The Amazon Synod Is a Sign of the Times | Douglas Farrow | First Things

"The Synod of the Amazon is a sign of the times. So its Instrumentum laboris says. Who could disagree? And what times these are! Some are saying hopefully that the Synod of the Amazon will change the Church forever, that the Church will never be the same again. Others are saying that the Synod is an instrument of apostasy. In the grim humor of Dom Giulio Meiattini, 'if there is still something Christian in this Instrumentum laboris, that is, a few words and expressions here and there, there is no need to worry: it is undoubtedly biodegradable!'

"Biodegradable Christianity--now there is a sign of the times, a sign of our times. For our times are times in which even the faith of the Catholic Church threatens to disappear into the wetlands of our own confused and decaying cultures. Our times are times when eco-theology in the Amazon basin and sexual theologies in the bowels of Europe can, with a 'liberationist' flourish, flush the gospel of Jesus Christ down Leonardo Boff's drain."
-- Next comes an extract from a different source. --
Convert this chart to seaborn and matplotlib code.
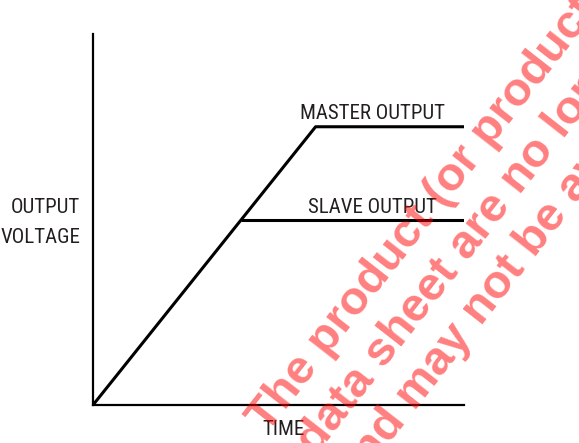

A Paper Church by Julia Yost | Articles | First Things

"But the appetite for papal pronouncements is perennial, and it reveals the ultramontane clerisy as a distinct class with its own ideology and interests. In the Francis pontificate, ultramontane discourse declares that capital punishment must be abolished; that climate change is un-Catholic; that plastics in the ocean are worse than sex abuse; that national borders are worse still; that mercy entails never excluding the stably married from communion, even to save their souls.

"From the start of his pontificate, Francis has posed a hermeneutic ­challenge. Conservative papalists struggle to regularize his verbal output with their notions of the privileges of infallibility. ('What did he say? Peter can't say that. Ergo, he meant something other than what he said.') A few years in, one commentator was reduced to presenting the Holy Father as a practitioner of Straussian esoteric writing who sneaks subversive conservative messages into apparently progressive texts.

"...papalism pursued too far dictates piety to the person of the pope at the expense of the tradition he nominally secures."